BHP Group Ltd (ASX: BHP) shares are down 0.3% during the Wednesday lunch hour.
The S&P/ASX 200 Index (ASX: XJO) mining giant closed yesterday trading for $44.19 a share. At time of writing shares are changing hands for $44.06 apiece.
For some context, the ASX 200 is down 0.9% at this same time.
That's today's price action for you.
Now what's all this about a US$45 billion (AU$70 billion) cloud?
Is the ASX 200 miner facing a $70 billion hit?
The ongoing potential financial hit to BHP shares relates to the 2015 Samarco Fundao iron ore tailings dam collapse in Brazil. The Fundao Dam was owned and operated by Samarco Mineracao, a joint venture between BHP Brasil and Vale.
The dam's collapse unleashed a flood that killed 19 people and caused untold environmental destruction.
As of March this year, BHP and Vale had spent approximately US$6 billion on remediation and compensation programs through what's known as the Renova Foundation.
Earlier this month BHP reported:
Samarco's funding of the Renova Foundation will be capped at US$1 billion for the period CY2024 to CY2030. BHP Brasil and Vale will be required to provide funding to the Renova Foundation during this period to the extent that the funding amount required exceeds the US$1 billion cap.
The potential $70 billion hit to BHP shares comes atop its Renova commitments.
It's instead related to the ongoing class action lawsuit, which encompasses some 700,000 claimants.
Tom Goodhead is the CEO of Pogust Goodhead, the United Kingdom-based law firm spearheading the class action.
Commenting on the record-breaking size of the environmental class action bill, Goodhead said (courtesy of The Australian Financial Review), "It's a heavy number, but considering the level and scale of the damage and the context of other large-scale disasters, it's not surprising at all."

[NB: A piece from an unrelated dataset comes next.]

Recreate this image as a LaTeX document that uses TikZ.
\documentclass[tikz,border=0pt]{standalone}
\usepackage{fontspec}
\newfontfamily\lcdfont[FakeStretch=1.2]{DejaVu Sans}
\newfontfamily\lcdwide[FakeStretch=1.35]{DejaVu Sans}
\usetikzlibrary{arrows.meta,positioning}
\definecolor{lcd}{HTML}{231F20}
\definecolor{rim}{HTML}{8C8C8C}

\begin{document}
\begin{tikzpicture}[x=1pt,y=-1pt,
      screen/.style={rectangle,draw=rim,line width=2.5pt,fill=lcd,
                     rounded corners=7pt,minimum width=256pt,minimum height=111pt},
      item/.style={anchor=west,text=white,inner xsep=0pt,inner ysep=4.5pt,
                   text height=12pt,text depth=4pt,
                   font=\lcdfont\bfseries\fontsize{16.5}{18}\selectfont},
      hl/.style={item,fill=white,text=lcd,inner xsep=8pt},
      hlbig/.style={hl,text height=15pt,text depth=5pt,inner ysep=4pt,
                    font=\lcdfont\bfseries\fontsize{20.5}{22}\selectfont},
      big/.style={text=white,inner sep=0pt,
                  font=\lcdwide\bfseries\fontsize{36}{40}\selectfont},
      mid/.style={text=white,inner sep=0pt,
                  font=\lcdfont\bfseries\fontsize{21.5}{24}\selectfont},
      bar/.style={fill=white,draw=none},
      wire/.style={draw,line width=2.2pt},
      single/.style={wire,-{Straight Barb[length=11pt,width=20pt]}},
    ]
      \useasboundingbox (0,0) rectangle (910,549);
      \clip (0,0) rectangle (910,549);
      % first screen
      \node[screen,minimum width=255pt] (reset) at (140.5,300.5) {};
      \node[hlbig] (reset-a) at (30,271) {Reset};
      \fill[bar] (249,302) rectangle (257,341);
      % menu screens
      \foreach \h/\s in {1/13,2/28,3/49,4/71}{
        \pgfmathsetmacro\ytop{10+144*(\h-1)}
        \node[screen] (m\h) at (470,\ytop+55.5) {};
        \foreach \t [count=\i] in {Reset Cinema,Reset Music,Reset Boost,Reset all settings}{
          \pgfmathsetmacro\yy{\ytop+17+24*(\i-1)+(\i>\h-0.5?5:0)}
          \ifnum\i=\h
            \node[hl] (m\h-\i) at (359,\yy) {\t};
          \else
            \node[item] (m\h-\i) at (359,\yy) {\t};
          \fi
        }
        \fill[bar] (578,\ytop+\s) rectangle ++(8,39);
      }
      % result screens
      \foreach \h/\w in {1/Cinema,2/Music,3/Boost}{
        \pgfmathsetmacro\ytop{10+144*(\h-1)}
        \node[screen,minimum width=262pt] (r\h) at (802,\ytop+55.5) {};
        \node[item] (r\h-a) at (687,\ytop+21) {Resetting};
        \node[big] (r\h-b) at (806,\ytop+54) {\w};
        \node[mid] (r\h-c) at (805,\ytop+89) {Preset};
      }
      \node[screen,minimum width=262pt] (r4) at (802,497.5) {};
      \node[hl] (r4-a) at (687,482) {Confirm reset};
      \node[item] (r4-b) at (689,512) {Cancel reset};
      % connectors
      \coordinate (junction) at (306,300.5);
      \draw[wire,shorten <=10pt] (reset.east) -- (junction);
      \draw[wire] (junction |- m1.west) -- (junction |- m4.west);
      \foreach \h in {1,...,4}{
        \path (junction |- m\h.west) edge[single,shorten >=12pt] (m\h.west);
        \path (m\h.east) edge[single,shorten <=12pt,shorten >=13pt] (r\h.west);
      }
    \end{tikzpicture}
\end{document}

In a note to British Prime Minister Rishi Sunak earlier this year, the claimants wrote:
We are bringing a case against the biggest mining company in the world, BHP, for the damage and devastation it has caused to our lives and livelihoods.
But the mining giant insists it is already taking the required reparation efforts and claims the UK case is a duplicate of the one in Brazil.

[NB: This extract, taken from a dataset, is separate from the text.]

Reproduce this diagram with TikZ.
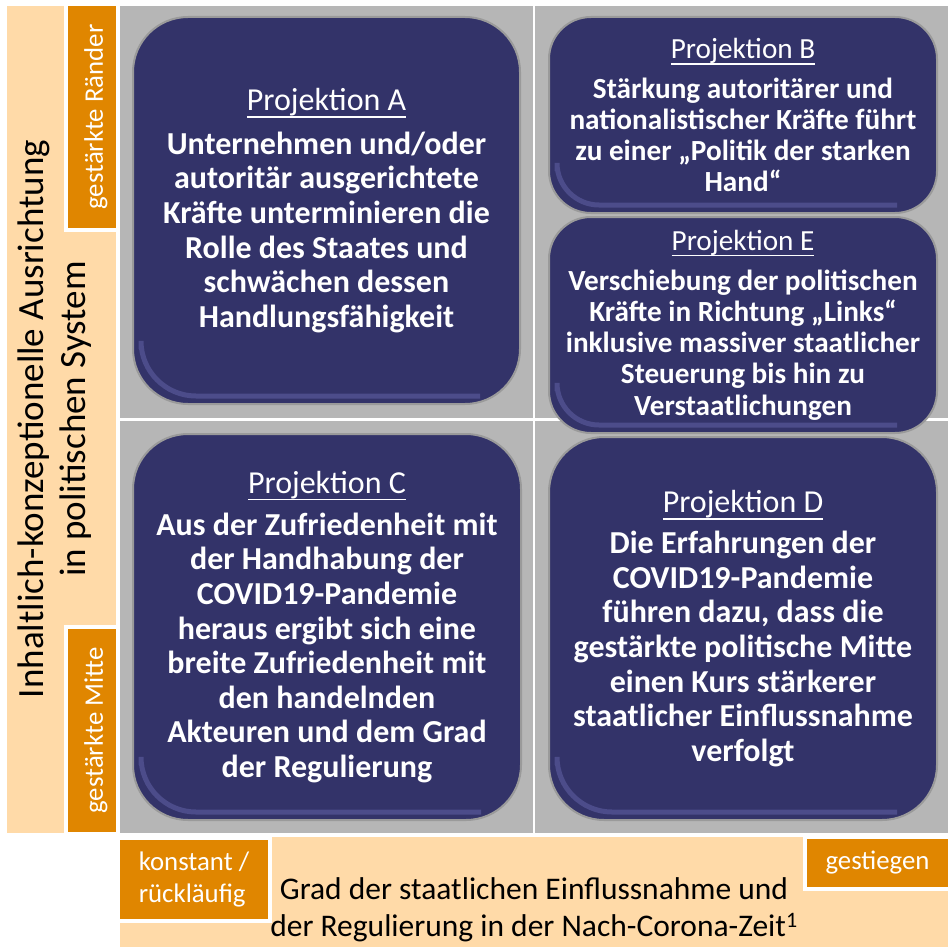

According to a BHP spokeswoman:
BHP will continue to defend the UK group action and denies the claims in their entirety. This action is also unnecessary, as it duplicates matters already covered by the existing and ongoing work of the Renova Foundation and other legal proceedings in Brazil.
How have BHP shares been tracking?
BHP shares are up 12% over the past 12 months. That compares to a 2% gain posted by the ASX 200 over that same period.